Monday, February 25, 2008

The Girl, The Woman, and The Man

When the girl was first treated like a woman it alarmed her, but she took it as a necessary rite of passage that could only take place with the compliance of the man. She only felt like a woman in relation to the man. When she was not with the man she felt like a girl again. This change in feeling came so naturally that for quite awhile it was imperceptible to her. It's hard to say what being a woman felt like to her, as opposed to being a girl. It wasn't just the loss of innocence that made her feel like a woman with the man, perhaps because she never lost her innocence for good. She was perpetually losing her innocence with the man, or rather, she was always discovering that she knew more than she thought she did. So then she realized that it was not innocence, but ignorance.

The girl started to suffer because she believed ignorance to be more blameworthy than innocence. She started to use the man as an antidote. The man didn't seem to mind. Regret always comes too late. She sought him out with the urgency of one distressed.

But when the man was not with her, she reverted back to her old world. She somehow merged back with its familiarity, and remained cocooned there until the man coaxed her out again as a woman. But after her encounters with the man, there was always the inevitable retreat.

Sunday, February 10, 2008

Encounter

Silence: his and mine. Our bodies lie side by side.

The sound of waves. Laughter from some distant party. The cloak of night conceals his features.

There is movement. He is mindlessly tracing something in the sand.

Out of boredom his hands begin to fascinate me. I hold his hand in mine, turn it over, squint at it in the dark, trying to determine the intersecting lines of destiny engraved in his palm. It doesn't occur to me that he will take this to mean something. Later, he insists that my interest in his hands is a sign of my attraction towards him. Later still, he tells me that my interest in his hands was a sign of my yearning to be possessed by him. What is for me, the innocence of touch explodes in his eyes as uncontainable lust. He has a habit of telling me what my desires are. He does so urgently, telling me what I want with conviction and force, and such utter persuasion that in order to thwart off my imminent surrender I either resort to flight or insults. He suffers from impatience, restlessness, recklessness. It makes him audacious and insistent, and sometimes a downright bastard.
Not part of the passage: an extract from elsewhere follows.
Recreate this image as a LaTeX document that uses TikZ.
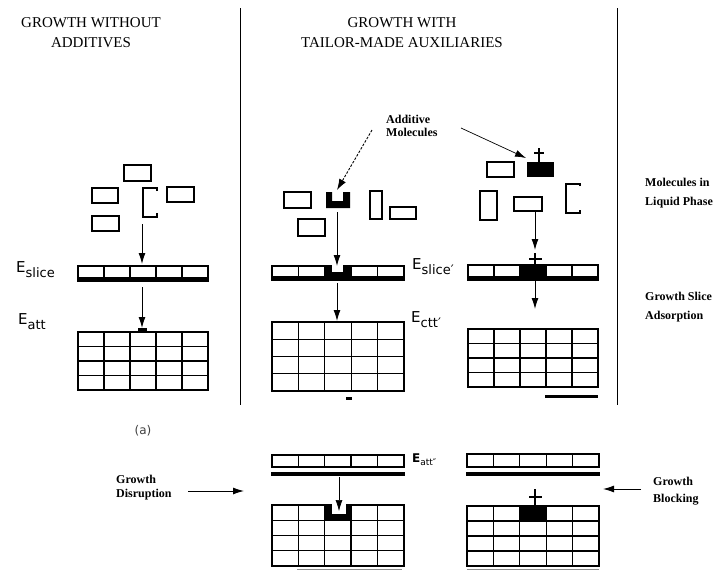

Once, I tell him what he is with overwhelming sincerity. I march into his apartment with uncustomary determination. I tell him he's arrogant, egotistical, selfish - derogatory adjectives that I supplement with generic expletives like "asshole" and "fuck you". It doesn't last long. I'm a failure at tirades. When I'm left rummaging for more insults he raises his eyebrow, laughs and tells me that is exactly what he is. Then he turns his back to me, faces a half-finished canvas and starts working. I stare at his back, the way his muscles move as he paints, the image being born...He's not working for the image. He's painting to avoid me.

It's quite awhile before he steps away, and turns back again. He looks surprised to see me still standing there. I don't know why I stayed, didn't really realize I was still there till he looked at me and I started into my own presence.

I blink, the room suddenly seems too bright. After awhile he says he's glad I'm still there. I half hate him for saying that.

"I've destroyed it", he says, glancing towards the canvas. He fills a glass with whiskey and downs it in one shot. He fills it again and asks me if I want any.

He scoffs when I tell him I don't drink. He says incredulously: "How can you not? How do you manage to write?" He says this with the unflinching complacency of an artist acquainted with suffering, an artist who believes in its necessity, and who believes that drinking is the fundamental mechanism of expression. He says he always needs to drink when he paints. I tell him his drinking is just a gesture of despair. Evidence of suffering that makes him function as an artist. Suffering is his artistic identity. Without the belief that he is suffering, his whole artistic world would shatter. This makes him sullen.

He looks at me intently, with the gravity of silence, and says: "Well how do you do it then? Write..."

"I hardly write. Even when I write it's never much. I might as well not have written." I say with a shrug, and deposit myself in the chair by his desk. He keeps on looking at me as I swivel from side to side. Then he sighs and shakes his head. "Don't move so much," he says as he turns towards his canvas, "I'm going to try and capture you".